A Cosine-Distance Based Neural Network for Music Artist Recognition Using Raw I-Vector Feature

Hamid Eghbal-Zadeh; Matthias Dorfer; Gerhard Widmer
DAFx-2016 - Brno
Recently, i-vector features have entered the field of Music Information Retrieval (MIR), exhibiting highly promising performance in important tasks such as music artist recognition or music similarity estimation. The i-vector modelling approach relies on a complex processing chain that limits by the use of engineered features such as MFCCs. The goal of the present paper is to make an important step towards a truly end-to-end modelling system inspired by the i-vector pipeline, to exploit the power of Deep Neural Networks1 (DNNs) to learn optimized feature spaces and transformations. Several authors have already tried to combine the power of DNNs with i-vector features, where DNNs were used for feature extraction, scoring or classification. In this paper, we try to use neural networks for the important step of i-vector post-processing and classification for the task of music artist recognition.

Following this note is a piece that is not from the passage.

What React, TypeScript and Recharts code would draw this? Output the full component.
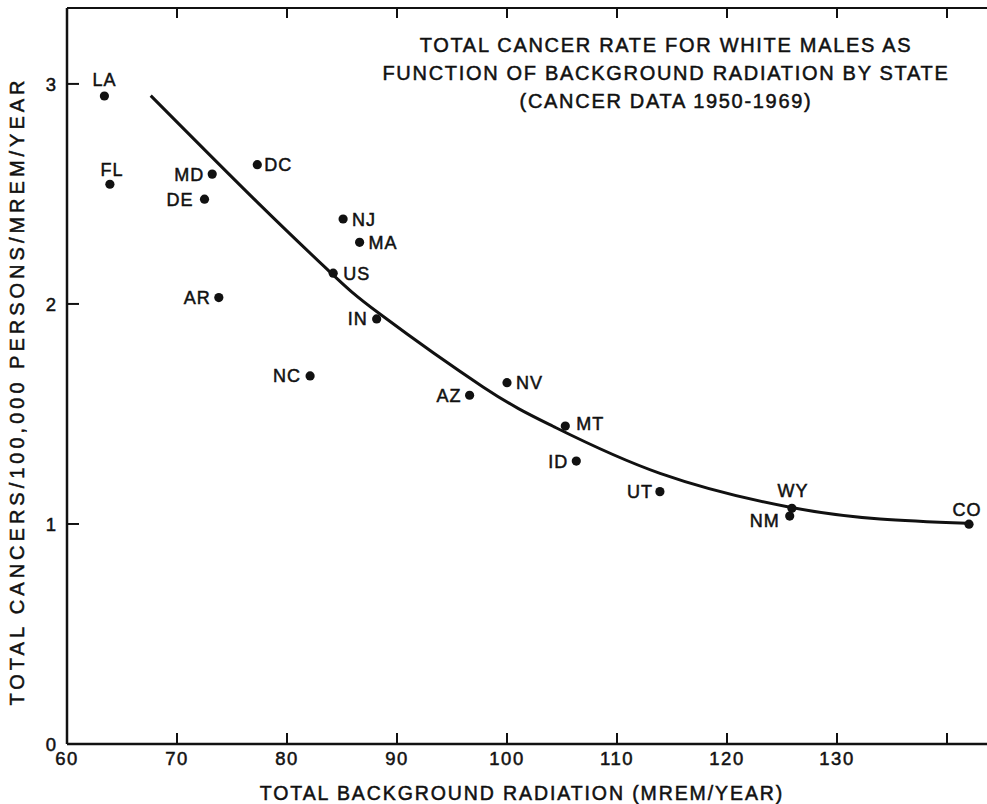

Specifically, we propose a novel neural network for i-vector features with a cosine-distance loss function, optimized with stochastic gradient decent (SGD). We first show that current networks do not perform well with unprocessed i-vector features, and that post-processing methods such as Within-Class Covariance Normalization (WCCN) and Linear Discriminant Analysis (LDA) are crucially important to improve the i-vector representation. We further demonstrate that these linear projections (WCCN and LDA) can not be learned using general objective functions usually used in neural networks. We examine our network on a 50-class music artist recognition dataset using i-vectors extracted from frame-level timbre features. Our experiments suggest that using our network with fully unprocessed i-vectors, we can achieve the performance of the i-vector pipeline which uses i-vector post processing methods such as LDA and WCCN.